News ID: 321379
Published: 0255 GMT May 06, 2022

Lebanese abroad cast votes in parliamentary elections

Lebanese abroad cast votes in parliamentary elections
An expatriate casts his vote in Lebanon's parliamentary elections at the Lebanese school in Doha, Qatar, on May 6, 2022.

Lebanese expatriates cast their votes on Friday for parliamentary elections, state media said, two years into an unprecedented economic crisis that spurred a mass exodus.

While opposition figures have pinned their hopes on the diaspora, experts said the elections were expected to uphold the status quo, despite years of economic meltdown, AFP reported.

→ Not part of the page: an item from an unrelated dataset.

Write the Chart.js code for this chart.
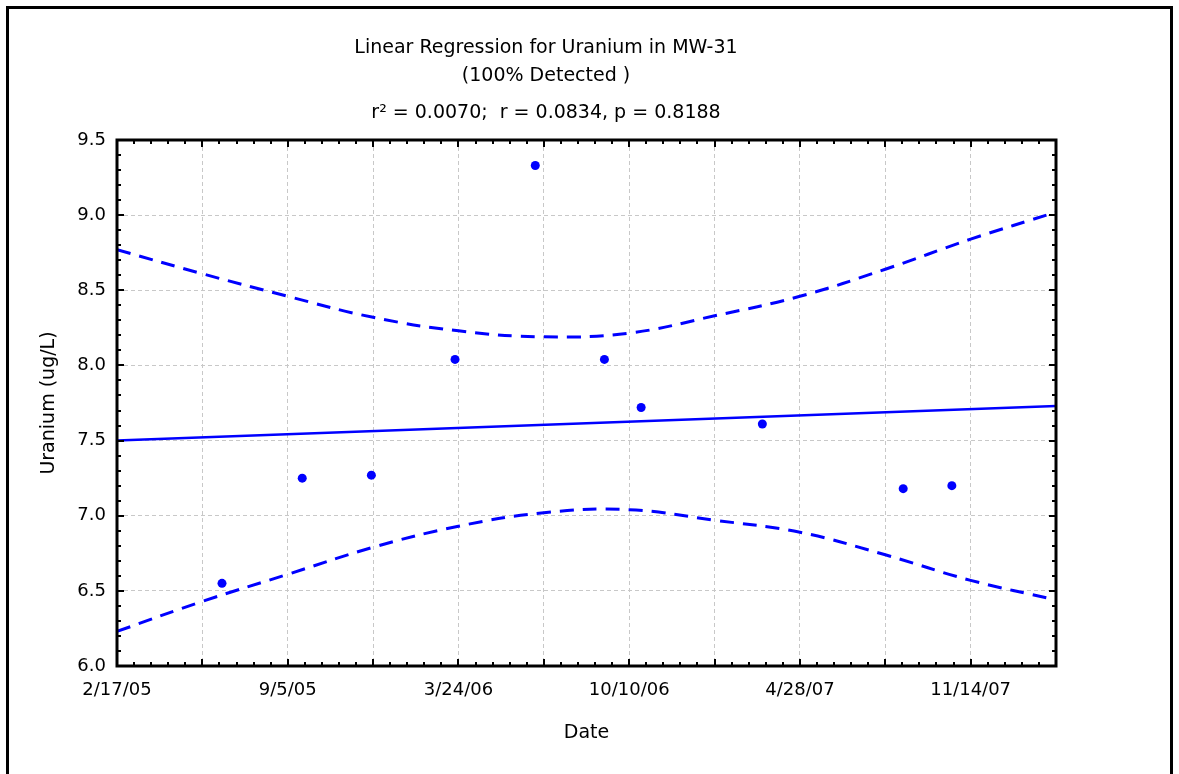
<!DOCTYPE html>
<html><head><meta charset="utf-8">
<script src="https://cdn.jsdelivr.net/npm/chart.js@4.4.1/dist/chart.umd.min.js"></script>
<style>
html,body{margin:0;padding:0;background:#fff;width:1179px;height:774px;overflow:hidden;}
#frame{position:absolute;left:6px;top:6px;width:1161px;height:800px;border:3px solid #000;}
#wrap{position:absolute;left:0;top:0;width:1179px;height:774px;}
</style></head><body>
<div id="frame"></div>
<div id="wrap"><canvas id="c" width="1179" height="774"></canvas></div>
<script>
// ---- data ----
const titleLines = ['Linear Regression for Uranium in MW-31', '(100% Detected )', 'r\u00B2 = 0.0070;  r = 0.0834, p = 0.8188'];
const xAxisTitle = 'Date';
const yAxisTitle = 'Uranium (ug/L)';
const sampleDates = ['2005-06-20','2005-09-22','2005-12-12','2006-03-20','2006-06-22','2006-09-11','2006-10-24','2007-03-15','2007-08-27','2007-10-23'];
const uranium = [6.55, 7.25, 7.27, 8.04, 9.33, 8.04, 7.72, 7.61, 7.18, 7.20];
const fitDates = ['2005-02-17','2008-02-22'];
const fitValues = [7.50, 7.73];
const bandDates = ['2005-02-17','2005-05-28','2005-09-05','2005-12-14','2006-03-24','2006-07-02','2006-10-10','2007-01-18','2007-04-28','2007-08-06','2007-11-14','2008-02-22'];
const upperBand = [8.77, 8.61, 8.46, 8.32, 8.23, 8.19, 8.215, 8.33, 8.46, 8.64, 8.84, 9.02];
const lowerBand = [6.23, 6.43, 6.61, 6.79, 6.93, 7.02, 7.04, 6.97, 6.89, 6.74, 6.57, 6.44];
const xTickLabels = ['2/17/05','9/5/05','3/24/06','10/10/06','4/28/07','11/14/07'];
const yTickLabels = ['6.0','6.5','7.0','7.5','8.0','8.5','9.0','9.5'];
const xRange = ['2005-02-17','2008-02-22'];

const DAY = 86400000;
const t = s => Date.parse(s + 'T00:00:00Z');
const pts = (ds, vs) => ds.map((d, i) => ({x: t(d), y: vs[i]}));
const xMin = t(xRange[0]), xMax = t(xRange[1]);
const BLUE = 'rgb(0,0,255)';
const FONT = "'DejaVu Sans', sans-serif";

const headerPlugin = {
  id: 'header',
  afterDraw(chart) {
    const ctx = chart.ctx;
    ctx.save();
    ctx.fillStyle = '#000';
    ctx.textAlign = 'center';
    ctx.textBaseline = 'middle';
    ctx.font = "19px " + FONT;
    const ys = [48, 76, 113];
    titleLines.forEach((s, i) => ctx.fillText(s, 546, ys[i]));
    ctx.restore();
  }
};

const framePlugin = {
  id: 'frameTicks',
  afterDatasetsDraw(chart) {
    const {ctx, chartArea: a, scales: {x, y}} = chart;
    ctx.save();
    ctx.strokeStyle = '#000';
    ctx.lineWidth = 2;
    ctx.beginPath();
    // x ticks every 20 days, major every 100
    for (let k = 0; k * 20 * DAY <= xMax - xMin + 1; k++) {
      const px = Math.round(x.getPixelForValue(xMin + k * 20 * DAY));
      const len = (k % 5 === 0) ? 7 : 4;
      ctx.moveTo(px, a.bottom); ctx.lineTo(px, a.bottom - len);
      ctx.moveTo(px, a.top); ctx.lineTo(px, a.top + len);
    }
    for (let k = 0; k <= 35; k++) {
      const py = Math.round(y.getPixelForValue(6 + k * 0.1));
      const len = (k % 5 === 0) ? 7 : 4;
      ctx.moveTo(a.left, py); ctx.lineTo(a.left + len, py);
      ctx.moveTo(a.right, py); ctx.lineTo(a.right - len, py);
    }
    ctx.stroke();
    ctx.lineWidth = 3;
    ctx.strokeRect(a.left, a.top, a.right - a.left, a.bottom - a.top);
    ctx.restore();
  }
};

new Chart(document.getElementById('c'), {
  type: 'scatter',
  data: {
    datasets: [
      {data: pts(sampleDates, uranium), backgroundColor: BLUE, borderColor: BLUE, pointRadius: 4.5, pointBorderWidth: 0, showLine: false, order: 0},
      {data: pts(fitDates, fitValues), showLine: true, borderColor: BLUE, borderWidth: 2.5, pointRadius: 0, order: 1},
      {data: pts(bandDates, upperBand), showLine: true, borderColor: BLUE, borderWidth: 3, borderDash: [14, 9], tension: 0.4, pointRadius: 0, order: 2},
      {data: pts(bandDates, lowerBand), showLine: true, borderColor: BLUE, borderWidth: 3, borderDash: [14, 9], tension: 0.4, pointRadius: 0, order: 3}
    ]
  },
  options: {
    responsive: false,
    animation: false,
    devicePixelRatio: 1,
    layout: {padding: {left: 0, right: 123, top: 140, bottom: 0}},
    plugins: {legend: {display: false}, tooltip: {enabled: false}, title: {display: false}},
    scales: {
      x: {
        type: 'linear', min: xMin, max: xMax,
        afterFit(s) { s.height = 108; },
        afterBuildTicks(s) {
          const ticks = [];
          for (let k = 0; k <= 11; k++) ticks.push({value: xMin + k * 100 * DAY});
          s.ticks = ticks;
        },
        ticks: {
          autoSkip: false, maxRotation: 0, padding: 14, color: '#000',
          font: {family: FONT, size: 18},
          callback: (v, i) => (i % 2 === 0 && xTickLabels[i / 2]) ? xTickLabels[i / 2] : ''
        },
        grid: {color: '#c8c8c8', lineWidth: 1, drawTicks: false, borderDash: [4, 3]},
        border: {display: false, dash: [4, 3]},
        title: {display: true, text: xAxisTitle, color: '#000', font: {family: FONT, size: 19}, padding: {top: 30, bottom: 30}}
      },
      y: {
        type: 'linear', min: 6, max: 9.5,
        afterFit(s) { s.width = 117; },
        afterBuildTicks(s) { s.ticks = yTickLabels.map(l => ({value: parseFloat(l)})); },
        ticks: {
          padding: 11, color: '#000', font: {family: FONT, size: 18},
          callback: (v, i) => yTickLabels[i]
        },
        grid: {color: '#c8c8c8', lineWidth: 1, drawTicks: false, borderDash: [4, 3]},
        border: {display: false, dash: [4, 3]},
        title: {display: true, text: yAxisTitle, color: '#000', font: {family: FONT, size: 19}, padding: {top: 38, bottom: 38}}
      }
    }
  },
  plugins: [headerPlugin, framePlugin]
});
</script>
</body></html>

It is the second time in the country's history that citizens residing abroad are able to vote for their 128 representatives, in elections set to be held at home on May 15.

Expatriates began voting at 7:00 am (0500 GMT) Beirut time on Friday in nine Arab countries and in Iran, while the rest will vote in 48 other countries on Sunday.

Upcoming elections are the first since protesters massively took to the streets in 2019 against the country's entrenched ruling elite, widely blamed for the economy's collapse.

Foreign Affairs Minister Abdallah Bou Habib said Thursday that Lebanese based abroad can vote in more than 205 polling stations.

More than 225,000 people registered to vote abroad, a jump from roughly 92,000 in 2018 elections – though only 50,000 of them voted at the time.

But voter registration, while on the rise, is relatively low among the millions of Lebanese who live abroad, and their descendants.

The economic crisis forced middle-class Lebanese, including families, fresh graduates, doctors and nurses to migrate in search of a better future.

While opposition groups hope the diaspora will vote for change, only six percent of overseas voters picked independents in 2018 – according to a recent report by the Paris-based Arab Reform Initiative.

Traditional party candidates have sent messages to many expatriates in recent weeks urging them to vote for them.

On Thursday, Prime Minister Najib Mikati called for voters registered abroad "not to be complacent and to vote in large numbers".